Business Insider reports that major multi-manager platforms, including Millennium and Citadel, are increasingly using external alpha-capture programs to source investment ideas.

How Multi-Manager Hedge Funds Use External Alpha Programs to Scale Capital

The appeal is straightforward: additional capacity can be brought into the investment process at a lower cost than building internal trading teams. For allocators, this is another indication that scale is being pursued through a broader production model—not solely through payroll expansion.

External ideas become a capital-deployment tool

An external alpha-capture program changes the perimeter of a hedge fund’s investment organization. Rather than treating idea generation as entirely internal, a platform can draw on outside sources while retaining the infrastructure required to deploy capital.

That matters most for the largest multi-manager firms. Their strategic constraint is not simply finding talent; it is matching a large and durable capital base with sufficient opportunity sets. External programs offer a way to expand that opportunity set without replicating the full fixed-cost structure of additional internal teams.

The relevant institutional question is therefore not whether an outside idea is novel. It is whether the platform’s risk, financing and implementation architecture can convert that idea into repeatable deployment capacity. In that framework, external alpha is less a freelance research channel than an extension of the manager’s capital-formation engine.

Consolidation strengthens the platform advantage

The backdrop remains uneven. MarketWatch, citing HFR data for the first quarter of 2026, reported 129 hedge-fund liquidations—the highest total since 2024—alongside 166 new launches.
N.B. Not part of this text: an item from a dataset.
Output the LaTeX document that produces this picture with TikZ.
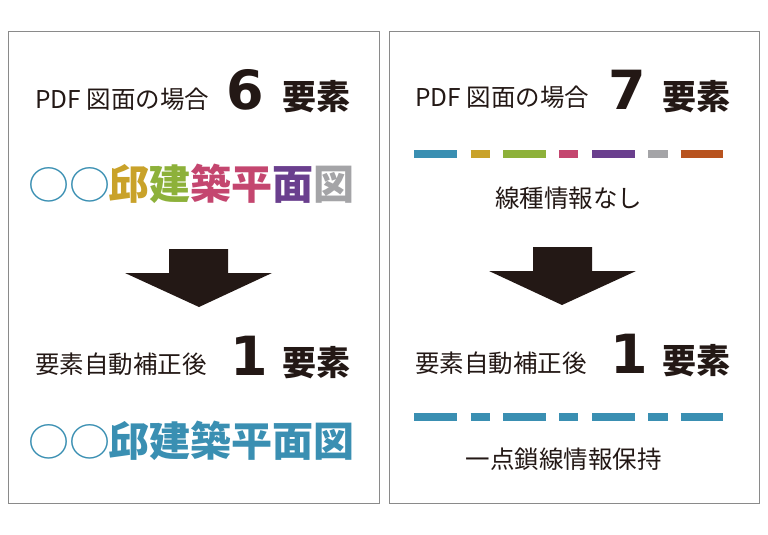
\documentclass[tikz,border=0pt]{standalone}
\usepackage{fontspec}
\newfontfamily\jp{Noto Sans CJK JP}
\newfontfamily\dig{DejaVu Sans}
\definecolor{cblue}{HTML}{3A8FB2}
\definecolor{cgold}{HTML}{C9A22A}
\definecolor{cgreen}{HTML}{8DB13A}
\definecolor{cpink}{HTML}{C4466F}
\definecolor{cpurple}{HTML}{6A3F8E}
\definecolor{cgray}{HTML}{A4A4A7}
\definecolor{corange}{HTML}{B8531F}
\definecolor{ink}{HTML}{231815}
\definecolor{frame}{HTML}{8A8A8A}
\tikzset{
  panel/.style={draw=frame, line width=1pt},
  lbl/.style={inner sep=0pt, anchor=base west, text=ink, font=\jp\fontsize{24.5}{24.5}\selectfont},
  bigdigit/.style={inner sep=0pt, anchor=base west, text=ink, font=\dig\bfseries\fontsize{54}{54}\selectfont},
  bigword/.style={inner sep=0pt, anchor=base west, text=ink, font=\jp\bfseries\fontsize{34}{34}\selectfont},
  title/.style={inner sep=0pt, anchor=base west, font=\jp\bfseries\fontsize{41}{41}\selectfont},
  dashseg/.style={line width=8pt},
  bigarrow/.style={fill=ink}
}
\newcommand{\ring}{{\fontseries{m}\selectfont\scalebox{1.0}[0.94]{○}}}
\begin{document}
\begin{tikzpicture}[x=1pt,y=-1pt]
\useasboundingbox (0,0) rectangle (768,535);
% panels
\draw[panel] (8,32) rectangle (379,503);
\draw[panel] (389,32) rectangle (759,503);

% ---------- left panel ----------
\node[lbl] (l1) at (35,108) {PDF 図面の場合};
\node[bigdigit] (l6) at (226,109) {6};
\node[bigword] (l6w) at (282,109) {要素};
\node[title] (ltitle) at (28,199) {\textcolor{cblue}{\ring\ring}\kern-2pt\textcolor{cgold}{邱}\textcolor{cgreen}{建}\textcolor{cpink}{築平}\textcolor{cpurple}{面}\textcolor{cgray}{図}};
\fill[bigarrow] (169,249) -- (228,249) -- (228,273) -- (272,273) -- (199,307) -- (125,273) -- (169,273) -- cycle;
\node[lbl] (l2) at (35,373) {要素自動補正後};
\node[bigdigit] (l1d) at (230,375) {1};
\node[bigword] (l1w) at (282,375) {要素};
\node[title] (ltitle2) at (28,456) {\textcolor{cblue}{\ring\ring\kern-2pt 邱建築平面図}};

% ---------- right panel ----------
\node[lbl] (r1) at (415,106) {PDF 図面の場合};
\node[bigdigit] (r7) at (608,109) {7};
\node[bigword] (r7w) at (662,109) {要素};
\draw[dashseg, cblue]   (414.3,154) -- (456.7,154);
\draw[dashseg, cgold]   (470.7,154) -- (490,154);
\draw[dashseg, cgreen]  (503.3,154) -- (546,154);
\draw[dashseg, cpink]   (559,154) -- (578.3,154);
\draw[dashseg, cpurple] (592,154) -- (635,154);
\draw[dashseg, cgray]   (648.3,154) -- (667.7,154);
\draw[dashseg, corange] (680.7,154) -- (723.3,154);
\node[lbl, anchor=center] (r2) at (568.5,198) {線種情報なし};
\fill[bigarrow] (533,247) -- (592,247) -- (592,271) -- (636,271) -- (562,305) -- (489,271) -- (533,271) -- cycle;
\node[lbl] (r3) at (415,372) {要素自動補正後};
\node[bigdigit] (r1d) at (610,373) {1};
\node[bigword] (r1w) at (662,373) {要素};
\foreach \a/\b in {414.3/456.7, 470.7/490, 503.3/546, 559/578.3, 592/635, 648.3/667.7, 680.7/723.3}
  \draw[dashseg, cblue] (\a,417) -- (\b,417);
\node[lbl, anchor=center] (r4) at (563.5,459) {一点鎖線情報保持};
\end{tikzpicture}
\end{document}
It also described idiosyncratic performance, with smaller managers challenged by higher interest rates and investor preference for larger multi-manager platforms.

That combination sharpens the industry’s economic divide. New launches continue, but the largest platforms retain an advantage in their ability to absorb and deploy capital across multiple sources of investment activity. External alpha-capture programs fit that environment: they potentially broaden sourcing while avoiding the full cost of enlarging internal trading organizations.

For smaller firms, the implication is more complicated. A market that rewards institutional infrastructure may leave less room for managers whose primary differentiator is a narrow, internally generated research process. The liquidity premium increasingly accrues to organizations that can offer allocators both breadth of deployment and operational durability.

The metric to watch is operating leverage

The significance of this shift will be measured less by program announcements than by whether these models preserve investment discipline as they increase capacity. Lower-cost sourcing can improve operating leverage, but only if the manager maintains a coherent process for selection and deployment.

For investment committees, due diligence should focus on the boundary between external sourcing and internal accountability. The key consideration is whether alpha capture supplements a platform’s established risk framework or merely expands its appetite for capital deployment.

The long-term direction is clear enough: hedge-fund scale is becoming an organizational advantage as much as an investment advantage. As capital concentrates in multi-manager platforms, the economics of idea generation—and the margins attached to it—are likely to become a more central part of manager selection.